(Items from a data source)
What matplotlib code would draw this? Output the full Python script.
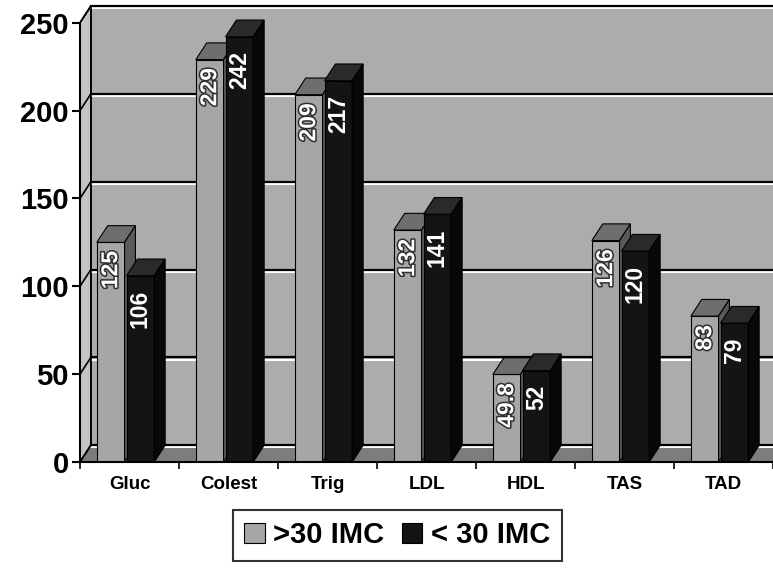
import matplotlib.pyplot as plt
import matplotlib.patheffects as pe
from matplotlib.patches import Polygon, Rectangle

plt.rcParams['font.family'] = ['Liberation Sans', 'DejaVu Sans']
plt.rcParams['font.weight'] = 'bold'

categories = ['Gluc', 'Colest', 'Trig', 'LDL', 'HDL', 'TAS', 'TAD']
gt30 = [125, 229, 209, 132, 49.8, 126, 83]
lt30 = [106, 242, 217, 141, 52, 120, 79]
gt30_labels = ['125', '229', '209', '132', '49.8', '126', '83']
lt30_labels = ['106', '242', '217', '141', '52', '120', '79']
yticks = [0, 50, 100, 150, 200, 250]

# 3D look parameters (data units)
DX, DY = 0.11, 9.5
W = 0.28
WALL = '#acacac'
LIGHT = '#a6a6a6'
LIGHT_TOP = '#6e6e6e'
DARK = '#141414'
DARK_SIDE = '#080808'
FLOOR = '#7c7c7c'

fig = plt.figure(figsize=(7.73, 5.73), dpi=100)
ax = fig.add_axes([80 / 773, 111 / 573, 693 / 773, 456 / 573])
ax.set_xlim(0, 7)
ax.set_ylim(0, 250 + DY)

# paredes y piso
ax.add_patch(Rectangle((DX, DY), 7, 250, facecolor=WALL, edgecolor='none', zorder=0))
ax.add_patch(Polygon([(0, 0), (DX, DY), (DX, 250 + DY), (0, 250)], closed=True,
                     facecolor='#c4c4c4', edgecolor='black', lw=1.2, zorder=1))
ax.add_patch(Polygon([(0, 0), (DX, DY), (7 + DX, DY), (7, 0)], closed=True,
                     facecolor=FLOOR, edgecolor='black', lw=1.0, zorder=1))

for yv in yticks:
    ax.plot([DX, 7 + DX], [yv + DY - 1.2, yv + DY - 1.2], color='white', lw=1.5, zorder=1, clip_on=True)
    ax.plot([DX, 7 + DX], [yv + DY, yv + DY], color='black', lw=1.6, zorder=1, clip_on=False)
    ax.plot([0, DX], [yv, yv + DY], color='black', lw=1.2, zorder=1, clip_on=False)
ax.plot([DX, DX], [DY, 250 + DY], color='black', lw=1.2, zorder=1)


def bar3d(x, v, face, top, side, z):
    ax.add_patch(Rectangle((x, 0), W, v, facecolor=face, edgecolor='black', lw=0.8, zorder=z))
    ax.add_patch(Polygon([(x, v), (x + DX, v + DY), (x + W + DX, v + DY), (x + W, v)], closed=True,
                         facecolor=top, edgecolor='black', lw=0.8, zorder=z))
    ax.add_patch(Polygon([(x + W, 0), (x + W + DX, DY), (x + W + DX, v + DY), (x + W, v)], closed=True,
                         facecolor=side, edgecolor='black', lw=0.8, zorder=z))


for i in range(len(categories)):
    x1 = i + 0.17
    x2 = i + 0.47
    bar3d(x1, gt30[i], LIGHT, LIGHT_TOP, '#5a5a5a', 3 + 2 * i)
    bar3d(x2, lt30[i], DARK, '#2a2a2a', DARK_SIDE, 4 + 2 * i)
    ax.text(x1 + W / 2, gt30[i] - 5, gt30_labels[i], rotation=90, ha='center', va='top',
            color='white', fontsize=16.5, fontweight='bold', zorder=30,
            path_effects=[pe.withStroke(linewidth=2.2, foreground='#303030')])
    ax.text(x2 + W / 2, lt30[i] - 8, lt30_labels[i], rotation=90, ha='center', va='top',
            color='white', fontsize=16.5, fontweight='bold', zorder=30)

# ejes
for s in ['top', 'right']:
    ax.spines[s].set_visible(False)
ax.spines['left'].set_bounds(0, 250)
ax.spines['left'].set_linewidth(1.5)
ax.spines['bottom'].set_linewidth(1.5)
ax.spines['left'].set_zorder(50)
ax.spines['bottom'].set_zorder(50)
ax.set_yticks(yticks)
ax.set_yticklabels([str(t) for t in yticks], fontsize=21, fontweight='bold')
ax.tick_params(axis='y', length=6, width=1.5, pad=2)
ax.set_xticks(range(8), minor=False)
ax.set_xticklabels([''] * 8)
ax.tick_params(axis='x', length=5, width=1.2)
ax.set_xticks([i + 0.5 for i in range(7)], minor=True)
ax.set_xticklabels(categories, minor=True, fontsize=13.5, fontweight='bold')
ax.tick_params(axis='x', which='minor', length=0, pad=10)

handles = [Rectangle((0, 0), 1, 1, facecolor=LIGHT, edgecolor='black', lw=0.8),
           Rectangle((0, 0), 1, 1, facecolor=DARK, edgecolor='black', lw=0.8)]
leg = fig.legend(handles, ['>30 IMC', '< 30 IMC'], loc='center', bbox_to_anchor=(0.514, 0.066),
                 ncol=2, frameon=True, fancybox=False, edgecolor='black',
                 prop={'size': 21, 'weight': 'bold'}, handlelength=0.7, handleheight=0.7,
                 handletextpad=0.3, columnspacing=0.6, borderpad=0.4)
leg.get_frame().set_linewidth(1.5)

fig.savefig('out.png', dpi=100)
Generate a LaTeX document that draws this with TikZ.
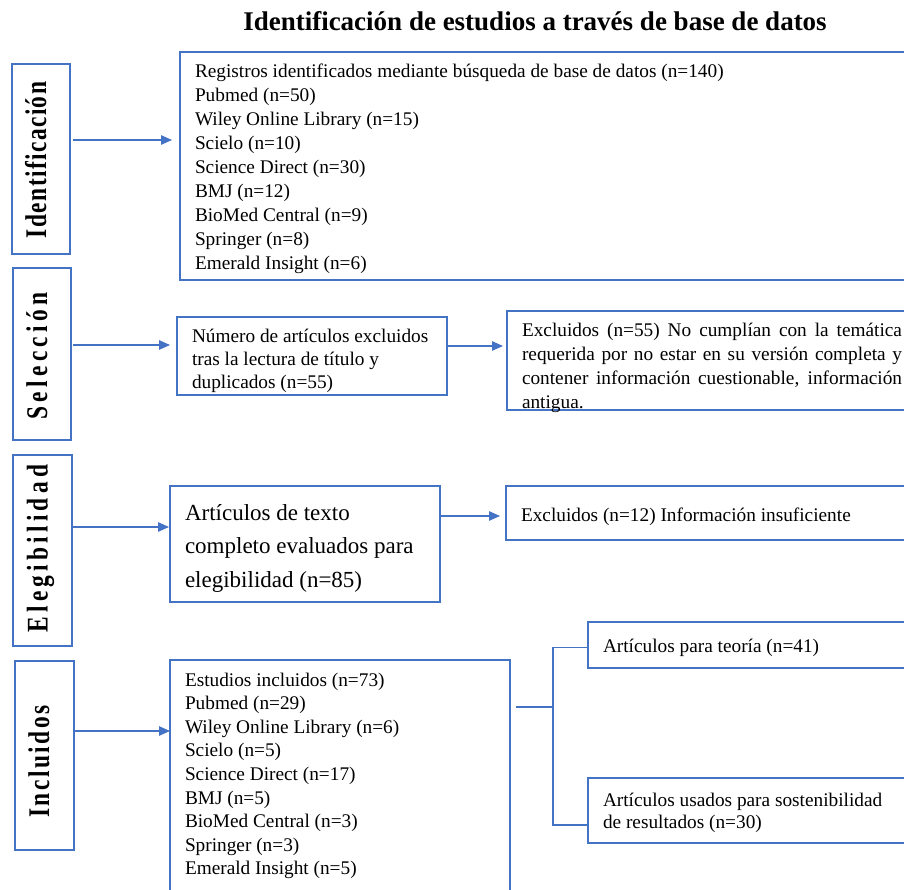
\documentclass[tikz,border=0pt]{standalone}
\usepackage{fontspec}
\usepackage{graphicx}
\setmainfont{Liberation Serif}
\usetikzlibrary{arrows.meta}
\definecolor{bblue}{RGB}{68,114,196}
\newlength\lspgap
\def\spreadit#1{#1\spreadrest}
\def\spreadrest#1{\ifx#1\relax\else\kern\lspgap#1\expandafter\spreadrest\fi}
\newcommand{\stagetext}[2]{\scalebox{0.78}[1]{\fontsize{30}{30}\selectfont\bfseries\setlength\lspgap{#1}\spreadit#2\relax}}
\newcommand{\bx}[4]{\parbox[t][#2][t]{#1}{\raggedright\rule{0pt}{#3}#4}}
\begin{document}
\begin{tikzpicture}[x=1pt,y=-1pt,
  box/.style={draw=bblue, line width=2pt, inner xsep=15pt, inner ysep=0pt, outer sep=0pt, anchor=north west, text=black},
  stagebox/.style={draw=bblue, line width=2pt, inner sep=0pt, outer sep=0pt},
  stagelabel/.style={rotate=90, anchor=base, inner sep=0pt},
  arr/.style={draw=bblue, line width=1.3pt, -{Triangle[length=11pt,width=9.5pt]}},
  link/.style={draw=bblue, line width=1.3pt}]
\useasboundingbox (0,0) rectangle (904,890);
\clip (0,0) rectangle (904,890);

\node[font=\fontsize{27}{30}\selectfont\bfseries, anchor=base, inner sep=0pt] (title) at (535,31) {Identificación de estudios a través de base de datos};

% stage boxes
\node[stagebox, minimum width=58pt, minimum height=190pt] (idb) at (41,159) {};
\node[stagebox, minimum width=58pt, minimum height=172pt] (selb) at (42,354) {};
\node[stagebox, minimum width=59pt, minimum height=191pt] (eleb) at (42.5,550.5) {};
\node[stagebox, minimum width=59pt, minimum height=189pt] (incb) at (44.5,755.5) {};

\node[stagelabel] (idt) at (46,160) {\stagetext{1.8pt}{Identificación}};
\node[stagelabel] (selt) at (47,356) {\stagetext{5.7pt}{Selección}};
\node[stagelabel] (elet) at (47.5,548.5) {\stagetext{5.4pt}{Elegibilidad}};
\node[stagelabel] (inct) at (49,761.5) {\stagetext{3.3pt}{Incluidos}};

% content boxes
\node[box, font=\fontsize{19.3}{23.9}\selectfont] (reg) at (180,52) {\bx{710pt}{228pt}{26pt}{Registros identificados mediante búsqueda de base de datos (n=140)\\
Pubmed (n=50)\\
Wiley Online Library (n=15)\\
Scielo (n=10)\\
Science Direct (n=30)\\
BMJ (n=12)\\
BioMed Central (n=9)\\
Springer (n=8)\\
Emerald Insight (n=6)}};

\node[box, font=\fontsize{19.3}{23}\selectfont] (num) at (177,317) {\bx{240pt}{78pt}{25pt}{Número de artículos excluidos\\
tras la lectura de título y\\
duplicados (n=55)}};

\node[box, font=\fontsize{19.3}{24}\selectfont] (exc1) at (507,311) {\bx{380pt}{99pt}{25pt}{\makebox[380pt][s]{Excluidos (n=55) No cumplían con la temática}\\
\makebox[380pt][s]{requerida por no estar en su versión completa y}\\
\makebox[380pt][s]{contener información cuestionable, información}\\
antigua.}};

\node[box, font=\fontsize{23}{33.5}\selectfont] (art) at (170,486) {\bx{240pt}{116pt}{34pt}{Artículos de texto\\
completo evaluados para\\
elegibilidad (n=85)}};

\node[box, font=\fontsize{19.3}{24}\selectfont] (exc2) at (506,486) {\bx{400pt}{54pt}{35pt}{Excluidos (n=12) Información insuficiente}};

\node[box, font=\fontsize{19.3}{24}\selectfont] (teo) at (588,622) {\bx{400pt}{46pt}{30pt}{Artículos para teoría (n=41)}};

\node[box, font=\fontsize{19.3}{22.5}\selectfont] (sos) at (588,778) {\bx{400pt}{65pt}{28pt}{Artículos usados para sostenibilidad\\
de resultados (n=30)}};

\node[box, font=\fontsize{19.3}{23.6}\selectfont] (est) at (170,660) {\bx{310pt}{250pt}{26pt}{Estudios incluidos (n=73)\\
Pubmed (n=29)\\
Wiley Online Library (n=6)\\
Scielo (n=5)\\
Science Direct (n=17)\\
BMJ (n=5)\\
BioMed Central (n=3)\\
Springer (n=3)\\
Emerald Insight (n=5)}};

% connectors
\coordinate (y1) at (0,140);
\coordinate (y2) at (0,345);
\coordinate (y3) at (0,346);
\coordinate (y4) at (0,527);
\coordinate (y5) at (0,516);
\coordinate (y6) at (0,731);
\coordinate (br) at (553,707);

\draw[arr, shorten <=3pt, shorten >=8pt] (idb.east |- y1) -- (reg.west |- y1);
\draw[arr, shorten <=2pt, shorten >=7pt] (selb.east |- y2) -- (num.west |- y2);
\draw[arr, shorten >=4pt] (num.east |- y3) -- (exc1.west |- y3);
\draw[arr, shorten <=1pt, shorten >=1pt] (eleb.east |- y4) -- (art.west |- y4);
\draw[arr, shorten >=6pt] (art.east |- y5) -- (exc2.west |- y5);
\draw[arr, shorten <=1pt] (incb.east |- y6) -- (est.west |- y6);

\draw[link] ([xshift=6pt]est.east |- br) -- (br);
\draw[link] (br) |- ([yshift=-2.7pt]teo.west);
\draw[link] (br) |- ([yshift=-14.5pt]sos.west);
\end{tikzpicture}
\end{document}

> **Given instruction**
Each line from the top of the material through the line containing "facecolor=FLOOR, edgecolor='black', lw=1.0, zorder=1))" should be reproduced exactly; please drop any images.

> **Full response**
What matplotlib code would draw this? Output the full Python script.
import matplotlib.pyplot as plt
import matplotlib.patheffects as pe
from matplotlib.patches import Polygon, Rectangle

plt.rcParams['font.family'] = ['Liberation Sans', 'DejaVu Sans']
plt.rcParams['font.weight'] = 'bold'

categories = ['Gluc', 'Colest', 'Trig', 'LDL', 'HDL', 'TAS', 'TAD']
gt30 = [125, 229, 209, 132, 49.8, 126, 83]
lt30 = [106, 242, 217, 141, 52, 120, 79]
gt30_labels = ['125', '229', '209', '132', '49.8', '126', '83']
lt30_labels = ['106', '242', '217', '141', '52', '120', '79']
yticks = [0, 50, 100, 150, 200, 250]

# 3D look parameters (data units)
DX, DY = 0.11, 9.5
W = 0.28
WALL = '#acacac'
LIGHT = '#a6a6a6'
LIGHT_TOP = '#6e6e6e'
DARK = '#141414'
DARK_SIDE = '#080808'
FLOOR = '#7c7c7c'

fig = plt.figure(figsize=(7.73, 5.73), dpi=100)
ax = fig.add_axes([80 / 773, 111 / 573, 693 / 773, 456 / 573])
ax.set_xlim(0, 7)
ax.set_ylim(0, 250 + DY)

# paredes y piso
ax.add_patch(Rectangle((DX, DY), 7, 250, facecolor=WALL, edgecolor='none', zorder=0))
ax.add_patch(Polygon([(0, 0), (DX, DY), (DX, 250 + DY), (0, 250)], closed=True,
                     facecolor='#c4c4c4', edgecolor='black', lw=1.2, zorder=1))
ax.add_patch(Polygon([(0, 0), (DX, DY), (7 + DX, DY), (7, 0)], closed=True,
                     facecolor=FLOOR, edgecolor='black', lw=1.0, zorder=1))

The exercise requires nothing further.